Enfant placé / enfant déplacé.
“Le rythme des plantes est lent : c’est avec patience et amour qu’elles poussent.”
Changer de pays, de ville ou même simplement de quartier, ce n’est jamais anodin pour un enfant. Et quand je parle de déplacement, je ne pense pas seulement aux migrations spectaculaires, à l’exil ou aux ruptures visibles. Il s’agit aussi des petits changements qui, en apparence, ne “devraient” rien bouleverser, mais qui viennent pourtant toucher quelque chose de très intime : la manière dont l’enfant habite le monde.

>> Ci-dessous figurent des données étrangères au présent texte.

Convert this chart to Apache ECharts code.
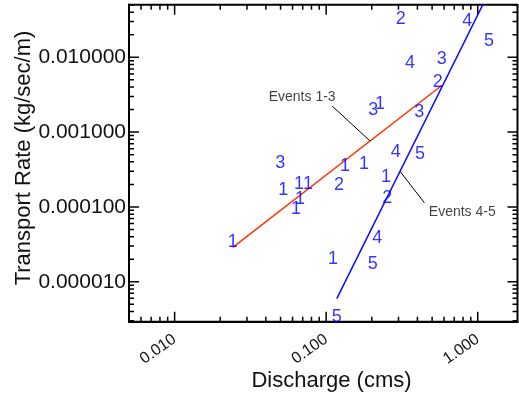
<!DOCTYPE html>
<html><head><meta charset="utf-8">
<script src="https://cdn.jsdelivr.net/npm/echarts@6/dist/echarts.min.js"></script>
<style>html,body{margin:0;padding:0;background:#fff}#c{width:519px;height:402px}</style>
</head><body><div id="c"></div>
<script>
// ---- data (Discharge [cms], Transport Rate [kg/sec/m]) ----
const event1 = [[0.2268,0.002375],[0.1333,0.000352],[0.1779,0.0003745],[0.0520,0.0001682],
  [0.0663,0.0002023],[0.0760,0.0002023],[0.2484,0.000251],[0.0673,0.0001275],
  [0.0633,0.0000937],[0.0242,0.00003395],[0.1111,0.0000201]];
const event2 = [[0.3105,0.03221],[0.5443,0.004719],[0.1217,0.0001932],[0.2534,0.0001303]];
const event3 = [[0.2048,0.001975],[0.5784,0.00949],[0.4118,0.001874],[0.0497,0.0003863]];
const event4 = [[0.8535,0.03085],[0.3575,0.008468],[0.2878,0.0005385],[0.2177,0.00003875]];
const event5 = [[1.186,0.01667],[0.416,0.0005095],[0.2029,0.0000171],[0.1175,0.00000337]];
// fitted lines
const fit13 = [[0.0242,0.0000288],[0.5784,0.0042]];
const fit45 = [[0.1175,0.00000594],[1.186,0.0739]];
// annotation leaders and labels
const leader13 = [[0.1094,0.002234],[0.1949,0.00076]];
const leader45 = [[0.4442,0.0001138],[0.3072,0.000299]];
const notes = [{name:'Events 1-3', value:[0.1163,0.0029], side:'left'},
               {name:'Events 4-5', value:[0.472,0.0000862], side:'right'}];
// axes
const X_MIN = 0.005, X_MAX = 1.83, Y_MIN = 0.00000292, Y_MAX = 0.0505;
const xMajor = [0.01, 0.1, 1];
const yMajor = [0.00001, 0.0001, 0.001, 0.01];
const xTitle = 'Discharge (cms)';
const yTitle = 'Transport Rate (kg/sec/m)';

function minors(lo, hi) {
  const out = [];
  for (let e = -7; e <= 1; e++) {
    for (let m = 2; m <= 9; m++) {
      const v = parseFloat((m * Math.pow(10, e)).toPrecision(6));
      if (v >= lo && v <= hi) out.push(v);
    }
  }
  return out;
}
const xMinor = minors(X_MIN, X_MAX);
const yMinor = minors(Y_MIN, Y_MAX);

// grid geometry (used only to turn tick lengths in px into log-axis offsets)
const W = 519, H = 402, GL = 129, GR = 1.5, GT = 4.7, GB = 80.3;
const decX = (W - GL - GR) / Math.log10(X_MAX / X_MIN);
const decY = (H - GT - GB) / Math.log10(Y_MAX / Y_MIN);
const fx = len => Math.pow(10, len / decX);
const fy = len => Math.pow(10, len / decY);
// tick segments on all four sides of the frame
const tickSegs = [];
function addX(v, len) {
  tickSegs.push([[v, Y_MIN], [v, Y_MIN * fy(len)]]);
  tickSegs.push([[v, Y_MAX], [v, Y_MAX / fy(len)]]);
}
function addY(v, len) {
  tickSegs.push([[X_MIN, v], [X_MIN * fx(len), v]]);
  tickSegs.push([[X_MAX, v], [X_MAX / fx(len), v]]);
}
xMajor.forEach(v => addX(v, 10)); xMinor.forEach(v => addX(v, 5));
yMajor.forEach(v => addY(v, 10)); yMinor.forEach(v => addY(v, 5));

const FONT = "'Liberation Sans', Arial, Helvetica, sans-serif";
const BLUE = '#0000ff';

const chart = echarts.init(document.getElementById('c'), null, {renderer: 'canvas'});

const digitLabel = (n) => ({
  show: true, position: 'inside', formatter: String(n), color: BLUE,
  fontFamily: FONT, fontSize: 18
});
function eventSeries(n, data) {
  return {type: 'scatter', name: 'Event ' + n, data: data, symbolSize: 1,
          itemStyle: {color: 'rgba(0,0,0,0)'}, label: digitLabel(n), z: 5, silent: true};
}
function lineSeries(data, color, width, z) {
  return {type: 'line', data: data, symbol: 'none', clip: true, silent: true,
          lineStyle: {color: color, width: width}, z: z || 3};
}

chart.setOption({
  animation: false,
  backgroundColor: '#fff',
  grid: {left: GL, right: GR, top: GT, bottom: GB, containLabel: false, outerBoundsMode: 'none',
         show: true, borderColor: '#000', borderWidth: 2, backgroundColor: 'rgba(0,0,0,0)'},
  xAxis: {
    type: 'log', logBase: 10, min: X_MIN, max: X_MAX, position: 'bottom',
    axisLine: {show: true, onZero: false, lineStyle: {color: '#000', width: 2}},
    axisTick: {show: false}, splitLine: {show: false},
    axisLabel: {show: true, customValues: xMajor, rotate: 35, margin: 16,
      fontFamily: FONT, fontSize: 16, color: '#111',
      formatter: v => Number(v).toFixed(3)}
  },
  yAxis: {
    type: 'log', logBase: 10, min: Y_MIN, max: Y_MAX, position: 'left',
    axisLine: {show: true, onZero: false, lineStyle: {color: '#000', width: 2}},
    axisTick: {show: false}, splitLine: {show: false},
    axisLabel: {show: true, customValues: yMajor, margin: 3,
      fontFamily: FONT, fontSize: 21, color: '#111',
      formatter: v => Number(v).toFixed(6)}
  },
  graphic: [
    {type: 'text', x: 331.5, y: 381, silent: true,
     style: {text: xTitle, font: '22px ' + FONT, fill: '#111', align: 'center', verticalAlign: 'middle'}},
    {type: 'text', x: 24, y: 158, rotation: Math.PI / 2, silent: true,
     style: {text: yTitle, font: '22px ' + FONT, fill: '#111', align: 'center', verticalAlign: 'middle'}}
  ],
  series: [].concat(
    tickSegs.map(s => lineSeries(s, '#000', 1.5, 2)),
    [
      lineSeries(fit13, '#ff3300', 1.5),
      lineSeries(fit45, '#0a0aff', 1.5),
      lineSeries(leader13, '#000', 1),
      lineSeries(leader45, '#000', 1),
      eventSeries(1, event1), eventSeries(2, event2), eventSeries(3, event3),
      eventSeries(4, event4), eventSeries(5, event5),
      {type: 'scatter', symbolSize: 1, itemStyle: {color: 'rgba(0,0,0,0)'}, silent: true, z: 6,
       data: notes.map(n => ({name: n.name, value: n.value,
         label: {show: true, position: n.side, distance: 0, formatter: '{b}',
                 fontFamily: FONT, fontSize: 14, color: '#111'}}))}
    ])
});
</script>
</body></html>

Certains enfants vivent ces passages comme une aventure, une ouverture, une promesse. D’autres les traversent comme une perte : perte des repères, des lieux familiers, des amis, des routines dans lesquelles ils se reconnaissaient. Freud nous rappelle que l’enfant grandit dans une histoire qui le dépasse. Winnicott, lui, insiste sur l’importance d’un environnement suffisamment chaleureux et stable pour qu’il puisse se développer sereinement. Et puis il y a Bion, qui parle de ces expériences qui arrivent trop vite, trop fort, trop tôt, et que l’appareil psychique n’a pas encore la capacité de transformer. Quand cela se produit, les émotions restent comme à l’état brut, sans forme, difficiles à penser. Une confusion intérieure peut apparaître, ou une angoisse sourde, comme quelque chose qui serre, mais qu’on ne sait pas nommer.

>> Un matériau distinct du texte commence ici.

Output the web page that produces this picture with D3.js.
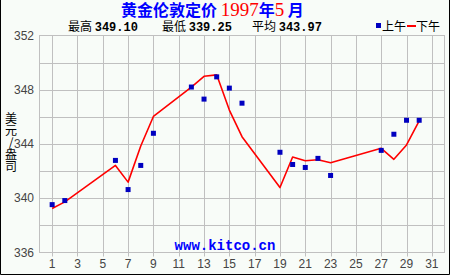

Pourtant, les travaux de Marie-Rose Moro en psychologie transculturelle ouvrent une autre fenêtre : ces expériences, qui déplacent et troublent, peuvent aussi devenir fertiles. Elles peuvent donner naissance à la curiosité, à l’invention de soi, à la capacité de naviguer entre plusieurs mondes. Ce n’est pas le déplacement en lui-même qui est déterminant, mais la façon dont il est raconté, transmis, accueilli. Si l’expérience trouve une place dans l’histoire familiale, alors elle peut nourrir. Si elle ne trouve pas de sens, elle peut fragiliser.

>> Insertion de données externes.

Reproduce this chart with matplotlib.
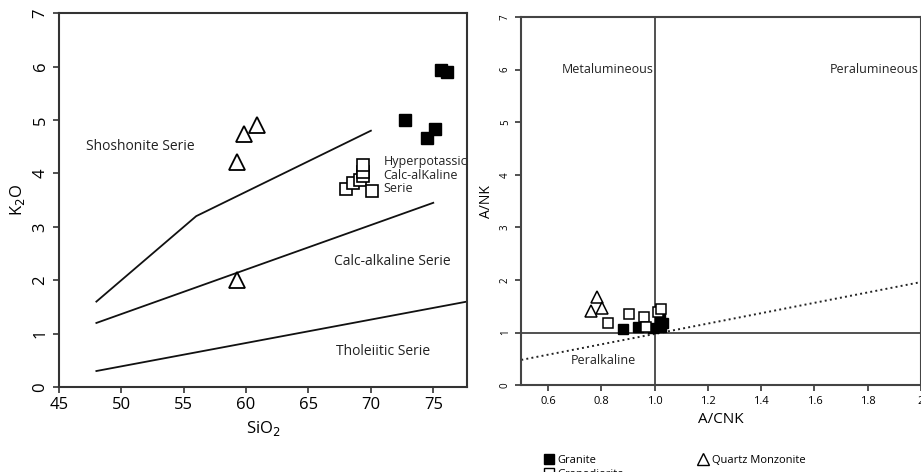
import numpy as np
import matplotlib
matplotlib.use('Agg')
import matplotlib.pyplot as plt
from matplotlib.lines import Line2D

plt.rcParams['font.family'] = ['Open Sans', 'DejaVu Sans']

# ---- left panel: K2O vs SiO2 ----
granite_sio2 = [72.7, 74.5, 75.1, 75.6, 76.1]
granite_k2o = [5.00, 4.67, 4.84, 5.93, 5.90]
grd_sio2 = [68.0, 68.6, 69.1, 69.4, 69.4, 69.4, 70.1]
grd_k2o = [3.71, 3.83, 3.88, 3.95, 4.02, 4.15, 3.68]
qm_sio2 = [59.3, 59.8, 60.9, 59.3]
qm_k2o = [4.22, 4.74, 4.91, 2.00]

# series boundaries
shosh_x = [48, 56, 70]
shosh_y = [1.6, 3.2, 4.8]
calc_x = [48, 75]
calc_y = [1.2, 3.45]
thol_x = [48, 77.7]
thol_y = [0.3, 1.6]

# ---- right panel: A/NK vs A/CNK ----
granite_acnk = [0.88, 0.938, 0.994, 1.019, 1.025, 1.03]
granite_ank = [1.06, 1.10, 1.08, 1.25, 1.11, 1.18]
grd_acnk = [0.827, 0.905, 0.96, 0.969, 1.012, 1.025]
grd_ank = [1.18, 1.36, 1.29, 1.10, 1.39, 1.44]
qm_acnk = [0.784, 0.762, 0.803]
qm_ank = [1.68, 1.41, 1.46]
dotted_x = [0.5, 2.0]
dotted_y = [0.48, 1.96]

edge = '#333333'
fig = plt.figure(figsize=(9.21, 4.72), dpi=100)

ax1 = fig.add_axes([0.064, 0.180, 0.443, 0.792])
for s in ax1.spines.values():
    s.set_linewidth(1.5)
    s.set_color(edge)
ax1.plot(shosh_x, shosh_y, color='#111111', lw=1.3)
ax1.plot(calc_x, calc_y, color='#111111', lw=1.3)
ax1.plot(thol_x, thol_y, color='#111111', lw=1.3)
ax1.plot(granite_sio2, granite_k2o, 's', color='black', ms=8, ls='none')
ax1.plot(grd_sio2, grd_k2o, 's', mfc='white', mec='black', mew=1.2, ms=8.5, ls='none')
ax1.plot(qm_sio2, qm_k2o, '^', mfc='white', mec='black', mew=1.3, ms=12, ls='none')
ax1.set_xlim(45, 77.7)
ax1.set_ylim(0, 7)
ax1.set_xticks([45, 50, 55, 60, 65, 70, 75])
ax1.set_yticks(range(8))
ax1.tick_params(axis='both', direction='out', length=4, width=1.2, color=edge, labelsize=12)
ax1.tick_params(axis='y', labelrotation=90)
for lb in ax1.get_yticklabels():
    lb.set_va('center')
ax1.set_xlabel('SiO$_2$', fontsize=12)
ax1.set_ylabel('K$_2$O', fontsize=12)
ax1.text(51.5, 4.5, 'Shoshonite Serie', fontsize=10, ha='center', va='center', color='#222222')
ax1.text(71.0, 3.97, 'Hyperpotassic\nCalc-alKaline\nSerie', fontsize=9, ha='left', va='center',
         color='#222222', linespacing=1.05, clip_on=False)
ax1.text(71.7, 2.35, 'Calc-alkaline Serie', fontsize=10, ha='center', va='center', color='#222222')
ax1.text(71.0, 0.66, 'Tholeiitic Serie', fontsize=10, ha='center', va='center', color='#222222')

ax2 = fig.add_axes([0.566, 0.184, 0.434, 0.780])
for s in ax2.spines.values():
    s.set_linewidth(1.5)
    s.set_color('#444444')
ax2.axvline(1.0, color='#333333', lw=1.2)
ax2.axhline(1.0, color='#333333', lw=1.2)
ax2.plot(dotted_x, dotted_y, ls=':', color='#222222', lw=1.4)
ax2.plot(granite_acnk, granite_ank, 's', color='black', ms=7, ls='none', label='Granite')
ax2.plot(grd_acnk, grd_ank, 's', mfc='white', mec='black', mew=1.1, ms=7, ls='none', label='Granodiorite')
ax2.plot(qm_acnk, qm_ank, '^', mfc='white', mec='black', mew=1.1, ms=9, ls='none', label='Quartz Monzonite')
ax2.set_xlim(0.5, 2.0)
ax2.set_ylim(0, 7)
ax2.set_xticks([0.6, 0.8, 1.0, 1.2, 1.4, 1.6, 1.8, 2.0])
ax2.set_xticklabels(['0.6', '0.8', '1.0', '1.2', '1.4', '1.6', '1.8', '2'])
ax2.set_yticks(range(8))
ax2.tick_params(axis='both', direction='out', length=4, width=1.2, color=edge, labelsize=8)
ax2.tick_params(axis='y', labelrotation=90, labelsize=7)
for lb in ax2.get_yticklabels():
    lb.set_va('center')
ax2.set_xlabel('A/CNK', fontsize=11)
ax2.set_ylabel('A/NK', fontsize=10)
ax2.text(0.995, 6.0, 'Metalumineous', fontsize=9, ha='right', va='center', color='#222222')
ax2.text(1.99, 6.0, 'Peralumineous', fontsize=9, ha='right', va='center', color='#222222')
ax2.text(0.807, 0.47, 'Peralkaline', fontsize=9, ha='center', va='center', color='#222222')

handles = [Line2D([], [], marker='s', color='black', ms=7, ls='none'),
           Line2D([], [], marker='s', mfc='white', mec='black', ms=7, ls='none'),
           Line2D([], [], marker='^', mfc='white', mec='black', ms=9, ls='none')]
fig.legend(handles, ['Granite', 'Granodiorite', 'Quartz Monzonite'], ncol=2,
           loc='upper left', bbox_to_anchor=(0.585, 0.046), frameon=False, fontsize=8,
           handletextpad=0.3, columnspacing=6.6, labelspacing=0.3, handlelength=1.0,
           borderaxespad=0)

fig.savefig('out.png', dpi=100)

J’aime comparer l’enfant en déplacement à un arbre qu’on transplante. S’il arrive dans une terre nourrissante, s’il est entouré de soins, il peut s’enraciner, pousser, se déployer. Mais si le sol est sec, dur ou pauvre, l’enracinement devient difficile et l’arbre peut sembler fragile. Pourtant, même un sol pauvre peut être transformé. On peut le travailler, l’aérer, l’arroser. Rien n’est figé. L’enfant aussi peut trouver de nouveaux appuis si on l’accompagne, si on écoute ce qui se dit en lui, même quand ça se dit sans mots. Marie-Rose Moro nous montre bien à quel point l’entourage familial et culturel peut transformer une rupture apparente en ressource créative.